-- start Records to use --
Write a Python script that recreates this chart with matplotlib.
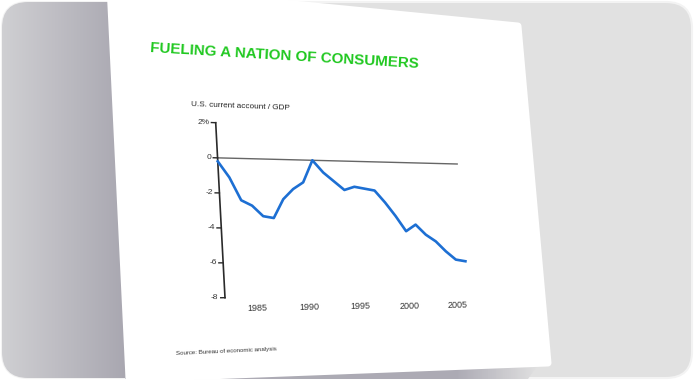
import numpy as np
import matplotlib
matplotlib.use('Agg')
import matplotlib.pyplot as plt
import matplotlib.transforms as mtransforms
from matplotlib.patches import FancyBboxPatch, Polygon
from matplotlib.colors import LinearSegmentedColormap

# data
years = list(range(1982, 2007))
current_account = [-0.2, -1.1, -2.4, -2.7, -3.3, -3.4, -2.3, -1.7, -1.3, 0.0,
                   -0.7, -1.2, -1.7, -1.5, -1.6, -1.7, -2.4, -3.2, -4.1, -3.7,
                   -4.3, -4.7, -5.3, -5.8, -5.9]
y_ticks = [2, 0, -2, -4, -6, -8]
y_labels = ['2%', '0', '-2', '-4', '-6', '-8']
x_ticks = [1985, 1990, 1995, 2000, 2005]
x_labels = ['1985', '1990', '1995', '2000', '2005']

title = 'FUELING A NATION OF CONSUMERS'
ylabel = 'U.S. current account / GDP'
source = 'Source: Bureau of economic analysis'

W, H_PX = 694, 380


class Persp(mtransforms.Transform):
    """projective warp in display space (slide seen at an angle)"""
    input_dims = 2
    output_dims = 2
    is_separable = False

    def __init__(self, m):
        super().__init__()
        self.m = m

    def transform_non_affine(self, xy):
        xy = np.asarray(xy, dtype=float).reshape(-1, 2)
        p = np.column_stack([xy, np.ones(len(xy))]) @ self.m.T
        return p[:, :2] / p[:, 2:3]


def homography(src, dst):
    A, b = [], []
    for (x, y), (u, v) in zip(src, dst):
        A.append([x, y, 1, 0, 0, 0, -u * x, -u * y]); b.append(u)
        A.append([0, 0, 0, x, y, 1, -v * x, -v * y]); b.append(v)
    h = np.linalg.solve(np.array(A), np.array(b))
    return np.append(h, 1).reshape(3, 3)


fig = plt.figure(figsize=(W / 100, H_PX / 100), dpi=100)
fig.patch.set_facecolor('white')

# background, slide card (image pixel coords)
bg = fig.add_axes([0, 0, 1, 1])
bg.axis('off')

frame = FancyBboxPatch((2, 2), 690, 376, boxstyle='round,pad=0,rounding_size=26',
                       fc='#e1e1e1', ec='#f3f3f3', lw=1.5, zorder=0)
bg.add_patch(frame)

left_cmap = LinearSegmentedColormap.from_list('left', ['#d0d0d3', '#a6a4ae'])
im = bg.imshow(np.linspace(0, 1, 200)[None, :], extent=(0, 135, 380, 0),
               cmap=left_cmap, aspect='auto', zorder=1)
im.set_clip_path(frame)

shadow_cmap = LinearSegmentedColormap.from_list(
    'shadow', [(0, '#aeadb6'), (0.8, '#acaab4'), (1, '#e1e1e1')])
sh = bg.imshow(np.linspace(0, 1, 200)[None, :], extent=(125, 540, 379, 362),
               cmap=shadow_cmap, aspect='auto', zorder=1)
sh_clip = Polygon([(125, 362), (540, 362), (528, 379), (125, 379)], transform=bg.transData)
sh.set_clip_path(sh_clip)

slide = Polygon([(110, -14), (518, 26), (548, 363), (129, 379)], closed=True,
                fc='white', ec='white', lw=5, joinstyle='round', zorder=3)
bg.add_patch(slide)

bg.set_xlim(0, W)
bg.set_ylim(H_PX, 0)

font = 'Liberation Sans'
bg.text(150, 51.5, title, color='#20c820', fontsize=10.9, fontweight='bold',
        family=font, rotation=-3.4, rotation_mode='anchor', ha='left',
        va='baseline', zorder=5)
bg.text(191.5, 106.5, ylabel, color='#222222', fontsize=5.9, family=font,
        rotation=-2.2, rotation_mode='anchor', ha='left', va='baseline', zorder=5)
bg.text(176, 355, source, color='#333333', fontsize=4.4, family=font,
        rotation=2.6, rotation_mode='anchor', ha='left', va='baseline', zorder=5)

# chart, drawn flat then warped onto the slide
ax = fig.add_axes([0.3, 0.2, 0.4, 0.5])
ax.set_xlim(1981, 2007)
ax.set_ylim(-9, 3)
ax.axis('off')

anchors = [(1982, 2), (1982, -8), (2006, 0), (2006, -6)]
anchor_px = np.array([(215.7, 122.7), (225.0, 297.7), (461.0, 164.1), (465.5, 262.9)])
anchor_px[:, 1] = H_PX - anchor_px[:, 1]
M = homography(ax.transData.transform(anchors), anchor_px)
tr = ax.transData + Persp(M)

ax.plot([years[0], 2005.6], [0, 0], color='#666666', lw=1.0, transform=tr, clip_on=False)
ax.plot([years[0], years[0]], [y_ticks[0], y_ticks[-1]], color='#2a2a2a', lw=1.2,
        transform=tr, clip_on=False)
for v, lab in zip(y_ticks, y_labels):
    ax.plot([years[0] - 0.4, years[0]], [v, v], color='#2a2a2a', lw=1.0,
            transform=tr, clip_on=False)
    ax.text(years[0], v, lab, transform=tr + mtransforms.Affine2D().translate(-6.5, 0),
            ha='right', va='center', fontsize=6, family=font, color='#333333',
            rotation=-1)
for yr, lab in zip(x_ticks, x_labels):
    ax.text(yr, -8.6, lab, transform=tr, ha='center', va='center', fontsize=6.5,
            family=font, color='#333333', rotation=1.5)

ax.plot(years, current_account, color='#1d6fd3', lw=1.9, transform=tr,
        clip_on=False, solid_joinstyle='round')

fig.savefig('out.png', dpi=100)
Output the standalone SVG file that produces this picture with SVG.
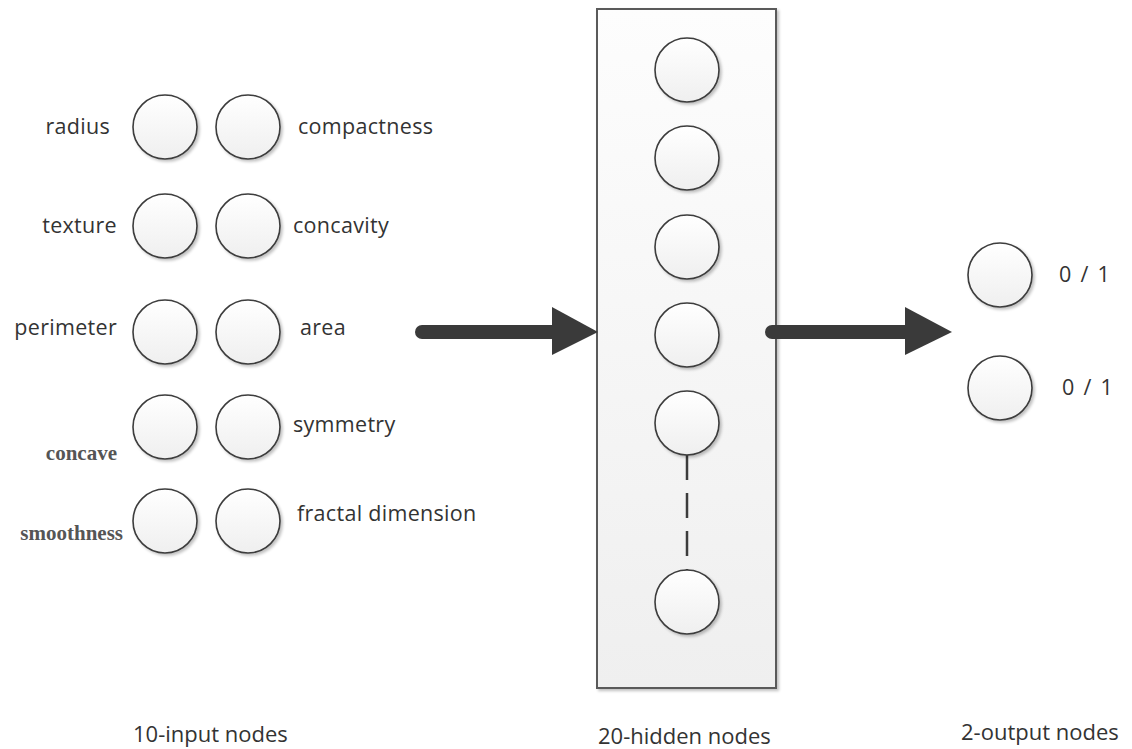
<svg xmlns="http://www.w3.org/2000/svg" width="1132" height="749" viewBox="0 0 1132 749">
<defs>
  <linearGradient id="cg" x1="0" y1="0" x2="0" y2="1">
    <stop offset="0" stop-color="#ffffff"/>
    <stop offset="1" stop-color="#efefef"/>
  </linearGradient>
  <linearGradient id="bg" x1="0" y1="0" x2="0" y2="1">
    <stop offset="0" stop-color="#fdfdfd"/>
    <stop offset="1" stop-color="#efefef"/>
  </linearGradient>
  <filter id="sh" x="-20%" y="-20%" width="150%" height="150%">
    <feGaussianBlur in="SourceAlpha" stdDeviation="1.5"/>
    <feOffset dx="2" dy="2" result="b"/>
    <feComponentTransfer><feFuncA type="linear" slope="0.25"/></feComponentTransfer>
    <feMerge><feMergeNode/><feMergeNode in="SourceGraphic"/></feMerge>
  </filter>
  <style>
    .n { fill: url(#cg); stroke: #3c3c3c; stroke-width: 1.6; filter: url(#sh); }
    .t { font-family: "Open Sans", "Liberation Sans", sans-serif; font-size: 21.5px; fill: #333333; letter-spacing: 0.3px; }
    .tr { text-anchor: end; }
    .o { letter-spacing: 1.8px; }
    .s { font-family: "Liberation Serif", serif; font-weight: bold; font-size: 21px; fill: #555555; text-anchor: end; }
    .cap { font-family: "Open Sans", "Liberation Sans", sans-serif; font-size: 22px; fill: #333333; }
    .ln { stroke: #3a3a3a; stroke-width: 14; stroke-linecap: round; fill: none; }
    .hd { fill: #3a3a3a; }
  </style>
</defs>
<rect width="1132" height="749" fill="#ffffff"/>

<g id="hidden-layer">
  <rect x="597" y="9" width="179" height="679" fill="url(#bg)" stroke="#5a5a5a" stroke-width="2" filter="url(#sh)"/>
</g>

<g id="connectors">
  <line class="ln" x1="422" y1="332" x2="560" y2="332"/>
  <polygon class="hd" points="552,307 598,332 552,355"/>
  <line class="ln" x1="772" y1="332" x2="912" y2="332"/>
  <polygon class="hd" points="905,307 952,332 905,355"/>
  <line x1="687" y1="455" x2="687" y2="570" stroke="#3c3c3c" stroke-width="2.5" stroke-dasharray="25,13"/>
</g>

<g id="in-radius"><circle class="n" cx="165" cy="127" r="32"/><text class="t tr" x="110" y="134">radius</text></g>
<g id="in-texture"><circle class="n" cx="165" cy="226" r="32"/><text class="t tr" x="117" y="233">texture</text></g>
<g id="in-perimeter"><circle class="n" cx="165" cy="332" r="32"/><text class="t tr" x="117" y="335">perimeter</text></g>
<g id="in-concave"><circle class="n" cx="165" cy="427" r="32"/><text class="s" x="117" y="460">concave</text></g>
<g id="in-smoothness"><circle class="n" cx="165" cy="521" r="32"/><text class="s" x="123" y="540">smoothness</text></g>
<g id="in-compactness"><circle class="n" cx="248" cy="127" r="32"/><text class="t" x="298" y="134">compactness</text></g>
<g id="in-concavity"><circle class="n" cx="248" cy="226" r="32"/><text class="t" x="293" y="233">concavity</text></g>
<g id="in-area"><circle class="n" cx="248" cy="332" r="32"/><text class="t" x="300" y="335">area</text></g>
<g id="in-symmetry"><circle class="n" cx="248" cy="427" r="32"/><text class="t" x="293" y="432">symmetry</text></g>
<g id="in-fractal"><circle class="n" cx="248" cy="521" r="32"/><text class="t" x="297" y="521">fractal dimension</text></g>

<g id="h1"><circle class="n" cx="687" cy="70" r="32"/></g>
<g id="h2"><circle class="n" cx="687" cy="158" r="32"/></g>
<g id="h3"><circle class="n" cx="687" cy="247" r="32"/></g>
<g id="h4"><circle class="n" cx="687" cy="335" r="32"/></g>
<g id="h5"><circle class="n" cx="687" cy="423" r="32"/></g>
<g id="h20"><circle class="n" cx="687" cy="602" r="32"/></g>

<g id="out1"><circle class="n" cx="1000" cy="275" r="32"/><text class="t o" x="1059" y="282">0 / 1</text></g>
<g id="out2"><circle class="n" cx="1000" cy="388" r="32"/><text class="t o" x="1062" y="395">0 / 1</text></g>

<g id="captions">
  <text class="cap" x="133" y="742">10-input nodes</text>
  <text class="cap" x="598" y="744">20-hidden nodes</text>
  <text class="cap" x="961" y="740">2-output nodes</text>
</g>
</svg>
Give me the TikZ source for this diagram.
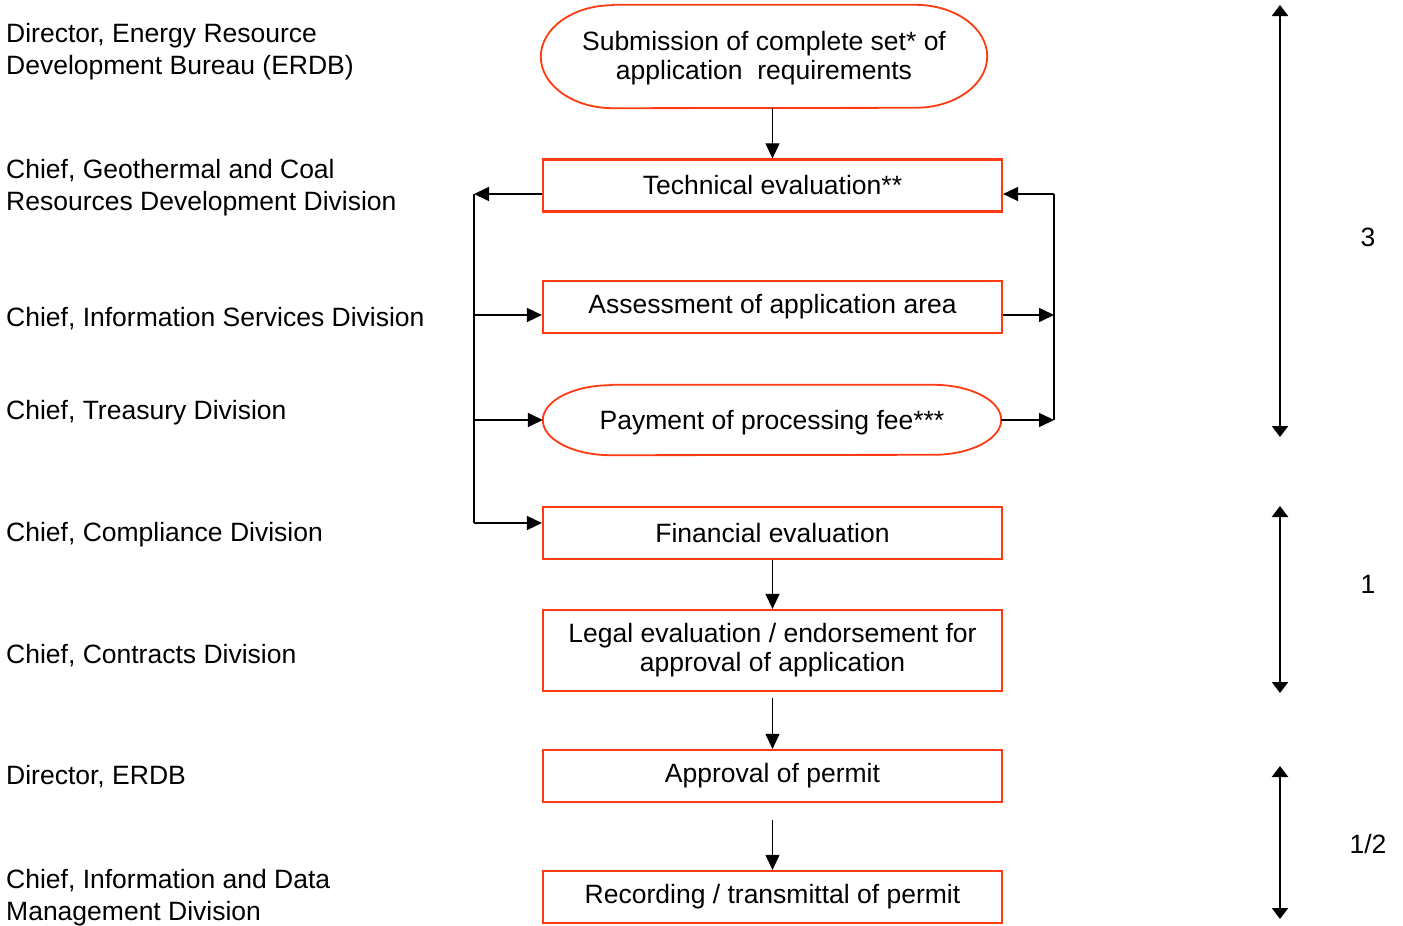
\documentclass[tikz,border=0pt]{standalone}
\usepackage{fontspec}
\setmainfont{Liberation Sans}
\usetikzlibrary{arrows.meta}
\definecolor{boxred}{HTML}{FF3A10}
\begin{document}
\begin{tikzpicture}[x=1pt,y=-1pt,
  every node/.style={font=\fontsize{26.5}{32}\selectfont},
  lbl/.style={anchor=west, align=left, inner sep=0pt},
  stepbox/.style={draw=boxred, line width=2.2pt, minimum width=459pt, minimum height=52pt, inner sep=0pt, align=center, font=\fontsize{26.5}{29}\selectfont},
  roundbox/.style={minimum width=#1, inner sep=0pt, align=center, font=\fontsize{26.5}{29}\selectfont},
  redline/.style={draw=boxred, line width=1.8pt},
  flow/.style={draw=black, line width=1pt, -{Triangle[length=15pt,width=14pt]}},
  side/.style={draw=black, line width=1.6pt},
  sidearrow/.style={side, -{Triangle[length=15pt,width=14pt]}},
  span/.style={draw=black, line width=2.4pt, {Triangle[length=11pt,width=16pt]}-{Triangle[length=11pt,width=16pt]}}
]
\useasboundingbox (0,0) rectangle (1403,926);

% left role labels
\node[lbl] (r1) at (6,52) {Director, Energy Resource\\Development Bureau (ERDB)};
\node[lbl] (r2) at (6,188) {Chief, Geothermal and Coal\\Resources Development Division};
\node[lbl] (r3) at (6,318.5) {Chief, Information Services Division};
\node[lbl] (r4) at (6,412.5) {Chief, Treasury Division};
\node[lbl] (r5) at (6,534.5) {Chief, Compliance Division};
\node[lbl] (r6) at (6,655.5) {Chief, Contracts Division};
\node[lbl] (r7) at (6,776.5) {Director, ERDB};
\node[lbl] (r8) at (6,898) {Chief, Information and Data\\Management Division};

% flow nodes
\node[roundbox=446pt, minimum height=103pt] (sub) at (764,58.5) {Submission of complete set* of\\application\ \ requirements};
\draw[redline] ([xshift=72pt,yshift=2pt]sub.north west) -- ([xshift=-72pt,yshift=2pt]sub.north east)
  arc[start angle=90, end angle=-90, x radius=72pt, y radius=51.5pt]
  -- ([xshift=72pt,yshift=2pt]sub.south west)
  arc[start angle=270, end angle=90, x radius=72pt, y radius=51.5pt] -- cycle;

\node[stepbox] (tech) at (772.5,185.5) {Technical evaluation**};
\node[stepbox] (assess) at (772.5,307) {Assessment of application area};

\node[roundbox=458pt, minimum height=70pt] (pay) at (772,423) {Payment of processing fee***};
\draw[redline] ([xshift=68pt,yshift=3pt]pay.north west) -- ([xshift=-68pt,yshift=3pt]pay.north east)
  arc[start angle=90, end angle=-90, x radius=68pt, y radius=35pt]
  -- ([xshift=68pt,yshift=3pt]pay.south west)
  arc[start angle=270, end angle=90, x radius=68pt, y radius=35pt] -- cycle;

\node[stepbox] (fin) at (772.5,533) {Financial evaluation};
\node[stepbox, minimum height=81pt] (legal) at (772.5,650.5) {Legal evaluation / endorsement for\\approval of application};
\node[stepbox] (appr) at (772.5,776) {Approval of permit};
\node[stepbox] (rec) at (772.5,897) {Recording / transmittal of permit};

% main vertical flow
\coordinate (c0) at (772.5,108);
\draw[flow] (c0) -- (tech.north);
\draw[flow] (fin.south) -- (legal.north);
\coordinate (c1) at (772.5,698);
\coordinate (c2) at (772.5,820);
\draw[flow] (c1) -- (appr.north);
\draw[flow] (c2) -- (rec.north);

% left loop
\coordinate (L1) at (474,194);
\coordinate (L2) at (474,315);
\coordinate (L3) at (474,420);
\coordinate (L4) at (474,523);
\draw[sidearrow] (tech.west |- L1) -- (L1);
\draw[side] (L1) -- (L4);
\draw[sidearrow] (L2) -- (assess.west |- L2);
\draw[sidearrow] (L3) -- (pay.west |- L3);
\draw[sidearrow] (L4) -- (fin.west |- L4);

% right loop
\coordinate (R1) at (1054,194);
\coordinate (R2) at (1054,315);
\coordinate (R3) at (1054,420);
\draw[sidearrow] (assess.east |- R2) -- (R2);
\draw[sidearrow] (pay.east |- R3) -- (R3);
\draw[side] (R3) -- (R1);
\draw[sidearrow] (R1) -- (tech.east |- R1);

% duration spans
\coordinate (s1t) at (1280,5);
\coordinate (s1b) at (1280,437);
\coordinate (s2t) at (1280,506);
\coordinate (s2b) at (1280,693);
\coordinate (s3t) at (1280,766);
\coordinate (s3b) at (1280,919);
\draw[span] (s1t) -- (s1b);
\draw[span] (s2t) -- (s2b);
\draw[span] (s3t) -- (s3b);
\node (d1) at (1368,237) {3};
\node (d2) at (1368,584) {1};
\node (d3) at (1368,844) {1/2};
\end{tikzpicture}
\end{document}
-- end Records to use --
Objective: Please transcribe, word for word, every line from the first line of the records above through the line containing "W, H_PX = 694, 380", and leave out any pictures.

Task output:
Write a Python script that recreates this chart with matplotlib.
import numpy as np
import matplotlib
matplotlib.use('Agg')
import matplotlib.pyplot as plt
import matplotlib.transforms as mtransforms
from matplotlib.patches import FancyBboxPatch, Polygon
from matplotlib.colors import LinearSegmentedColormap

# data
years = list(range(1982, 2007))
current_account = [-0.2, -1.1, -2.4, -2.7, -3.3, -3.4, -2.3, -1.7, -1.3, 0.0,
                   -0.7, -1.2, -1.7, -1.5, -1.6, -1.7, -2.4, -3.2, -4.1, -3.7,
                   -4.3, -4.7, -5.3, -5.8, -5.9]
y_ticks = [2, 0, -2, -4, -6, -8]
y_labels = ['2%', '0', '-2', '-4', '-6', '-8']
x_ticks = [1985, 1990, 1995, 2000, 2005]
x_labels = ['1985', '1990', '1995', '2000', '2005']

title = 'FUELING A NATION OF CONSUMERS'
ylabel = 'U.S. current account / GDP'
source = 'Source: Bureau of economic analysis'

W, H_PX = 694, 380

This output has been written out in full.